Deutsche Bank Securities Inc.
60 Wall Street
New York, New York 10005
Morgan Stanley & Co. LLC
1585 Broadway
New York, New York 10036
Credit Suisse Securities (USA) LLC
11 Madison Avenue
New York, New York 10010
March 9, 2021
VIA EMAIL & EDGAR
Office of Life Sciences
Securities and Exchange Commission
Division of Corporation Finance
100 F Street NE
Washington, D.C. 20549-3561
Re: Gores Technology Partners II, Inc. (the “Company”)
Registration Statement on Form S-1 (Registration No. 333-252641)
Ladies and Gentlemen:
In accordance with Rule 461 of the General Rules and Regulations under the Securities Act of 1933, as amended (the “Securities Act”), the undersigned, for itself and as representatives of any other underwriters, hereby joins the request of Gores Technology Partners II, Inc. that the effectiveness for the above-captioned Registration Statement on Form S-1 (as amended through the date hereof) filed under the Securities Act be accelerated by the Securities and Exchange Commission (the “Commission”) to 4:00 p.m., Eastern Time, on March 11, 2021, or as soon thereafter as practicable, or at such other time as the Company or its outside counsel, Weil, Gotshal & Manges LLP, request by telephone that such Registration Statement be declared effective.

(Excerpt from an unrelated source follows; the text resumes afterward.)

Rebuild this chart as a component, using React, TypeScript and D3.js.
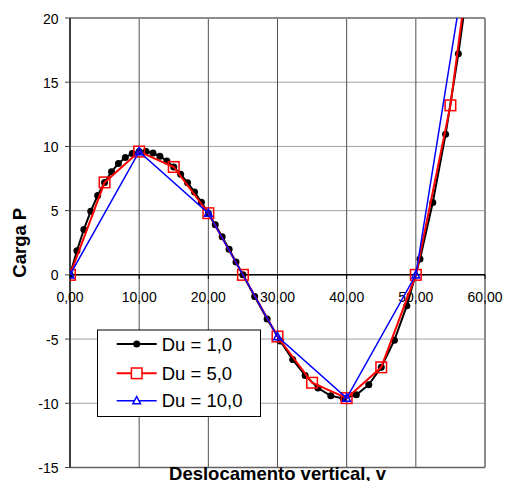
import React from "react";
import * as d3 from "d3";

const du1V = [0, 1, 2, 3, 4, 5, 6, 7, 8, 9, 10, 11, 12, 13, 14, 15, 16, 17, 18, 19, 20, 21, 22, 23, 24, 25, 26.7, 28.5, 30.4, 32.2, 34.0, 35.85, 37.7, 39.5, 41.4, 43.2, 45.0, 46.9, 48.7, 50.6, 52.45, 54.3, 56.15, 58.0];
const du1P = [0, 1.88, 3.53, 4.96, 6.18, 7.2, 8.03, 8.67, 9.14, 9.45, 9.6, 9.61, 9.48, 9.24, 8.87, 8.4, 7.83, 7.18, 6.45, 5.65, 4.8, 3.9, 2.96, 1.99, 1.0, 0, -1.69, -3.43, -5.15, -6.6, -7.83, -8.81, -9.42, -9.62, -9.34, -8.55, -7.2, -5.09, -2.4, 1.24, 5.64, 10.95, 17.21, 24.5];
const du5V = [0, 5, 10, 15, 20, 25, 30, 35, 40, 45, 50, 55, 60];
const du5P = [0, 7.2, 9.6, 8.4, 4.8, 0, -4.8, -8.4, -9.6, -7.2, 0, 13.2, 33.6];
const du10V = [0, 10, 20, 30, 40, 50, 60];
const du10P = [0, 9.6, 4.8, -4.8, -9.6, 0, 33.6];

const xTicks = [0, 10, 20, 30, 40, 50, 60];
const yTicks = [-15, -10, -5, 0, 5, 10, 15, 20];
const seriesNames = ["Du = 1,0", "Du = 5,0", "Du = 10,0"];

const FONT = "'Liberation Sans', Arial, sans-serif";

export default function App() {
  const L = 70, R = 485, T = 18, B = 467.5;
  const x = d3.scaleLinear().domain([0, 60]).range([L, R]);
  const y = d3.scaleLinear().domain([-15, 20]).range([B, T]);
  const line = d3.line<[number, number]>().x((d) => x(d[0])).y((d) => y(d[1]));
  const s1 = du1V.map((v, i) => [v, du1P[i]] as [number, number]);
  const s5 = du5V.map((v, i) => [v, du5P[i]] as [number, number]);
  const s10 = du10V.map((v, i) => [v, du10P[i]] as [number, number]);
  const tri = (cx: number, cy: number, s: number) =>
    `M${cx},${cy - s * 0.6}L${cx + s * 0.55},${cy + s * 0.45}L${cx - s * 0.55},${cy + s * 0.45}Z`;

  const legRows = [344, 373.3, 400.7];

  return (
    <svg width={505} height={481} style={{ position: "absolute", left: 0, top: 0, background: "#fff" }}>
      <defs>
        <clipPath id="plotClip">
          <rect x={L} y={T} width={R - L} height={B - T} />
        </clipPath>
      </defs>
      {/* horizontal gridlines */}
      {yTicks.map((t) => (
        <line key={"hg" + t} x1={L} x2={R} y1={y(t)} y2={y(t)} stroke="#a0a0a0" strokeWidth={1} />
      ))}
      {/* vertical gridlines */}
      {xTicks.slice(1, -1).map((t) => (
        <line key={"vg" + t} x1={x(t)} x2={x(t)} y1={T} y2={B} stroke="#505050" strokeWidth={1} />
      ))}
      {/* plot border */}
      <line x1={L} x2={R} y1={T} y2={T} stroke="#8c8c8c" strokeWidth={2} />
      <line x1={R} x2={R} y1={T} y2={B} stroke="#8c8c8c" strokeWidth={2} />
      <line x1={L} x2={R} y1={B} y2={B} stroke="#606060" strokeWidth={1.5} />
      {/* y axis */}
      <line x1={L} x2={L} y1={T} y2={B} stroke="#404040" strokeWidth={2} />
      {yTicks.map((t) => (
        <line key={"yt" + t} x1={L - 5} x2={L} y1={y(t)} y2={y(t)} stroke="#404040" strokeWidth={1} />
      ))}
      {yTicks.map((t) => (
        <text key={"yl" + t} x={58.5} y={y(t) + 5.5} textAnchor="end" fontFamily={FONT} fontSize={14} fill="#000">
          {t}
        </text>
      ))}
      {/* x axis at 0 */}
      <line x1={L} x2={R} y1={y(0)} y2={y(0)} stroke="#000" strokeWidth={1.5} />
      {xTicks.map((t) => (
        <line key={"xt" + t} x1={x(t)} x2={x(t)} y1={y(0)} y2={y(0) + 4} stroke="#000" strokeWidth={1} />
      ))}
      {xTicks.map((t) => (
        <text key={"xl" + t} x={x(t)} y={302} textAnchor="middle" fontFamily={FONT} fontSize={14} fill="#000">
          {d3.format(".2f")(t).replace(".", ",")}
        </text>
      ))}

      <g clipPath="url(#plotClip)">
        <path d={line(s1) || ""} fill="none" stroke="#000" strokeWidth={2} />
        {s1.map((d, i) => (
          <circle key={"c" + i} cx={x(d[0])} cy={y(d[1])} r={3.5} fill="#000" />
        ))}
        <path d={line(s5) || ""} fill="none" stroke="#ff0000" strokeWidth={2} />
        {s5.map((d, i) => (
          <rect key={"s" + i} x={x(d[0]) - 5.3} y={y(d[1]) - 5.3} width={10.6} height={10.6} fill="none" stroke="#ff0000" strokeWidth={1.5} />
        ))}
        <path d={line(s10) || ""} fill="none" stroke="#0000ff" strokeWidth={1.5} />
        {s10.map((d, i) => (
          <path key={"t" + i} d={tri(x(d[0]), y(d[1]), 7)} fill="none" stroke="#0000ff" strokeWidth={1.5} />
        ))}
      </g>

      {/* axis titles */}
      <text x={277.5} y={480} textAnchor="middle" fontFamily={FONT} fontSize={18.5} fontWeight="bold" fill="#000">
        Deslocamento vertical, v
      </text>
      <text transform={`translate(26,${(T + B) / 2}) rotate(-90)`} textAnchor="middle" fontFamily={FONT} fontSize={18.5} fontWeight="bold" fill="#000">
        Carga P
      </text>

      {/* legend */}
      <rect x={97.5} y={330} width={163} height={86.5} fill="#fff" stroke="#000" strokeWidth={1} />
      {seriesNames.map((name, i) => {
        const cy = legRows[i];
        const color = i === 0 ? "#000" : i === 1 ? "#ff0000" : "#0000ff";
        return (
          <g key={"lg" + i}>
            <line x1={116.7} x2={156.7} y1={cy} y2={cy} stroke={color} strokeWidth={i === 2 ? 1.5 : 2} />
            {i === 0 && <circle cx={136.7} cy={cy} r={3.5} fill="#000" />}
            {i === 1 && <rect x={136.7 - 5.3} y={cy - 5.3} width={10.6} height={10.6} fill="#fff" stroke="#ff0000" strokeWidth={1.5} />}
            {i === 2 && <path d={tri(136.7, cy, 7)} fill="#fff" stroke="#0000ff" strokeWidth={1.5} />}
            <text x={161.7} y={cy + 6.7} fontFamily={FONT} fontSize={18.5} fill="#000">
              {name}
            </text>
          </g>
        );
      })}
    </svg>
  );
}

Pursuant to Rule 460 under the Act, we, as representatives of the several underwriters, wish to advise you that we have effected the following distribution of the Company’s Preliminary Prospectus dated March 8, 2021:
| (i) | Dates of distribution: March 9, 2021 |
| (ii) | Number of prospective underwriters to which the preliminary prospectus was furnished: 3 |
| (iii) | Number of prospectuses expected furnished to underwriters, dealers, institutions and others: approximately 1150 |
We, the undersigned, as representatives of the several underwriters, have complied and will comply, and we have been informed by the participating underwriters that they have complied and will comply, with the requirements of Rule 15c2-8 under the Securities Exchange Act of 1934, as amended.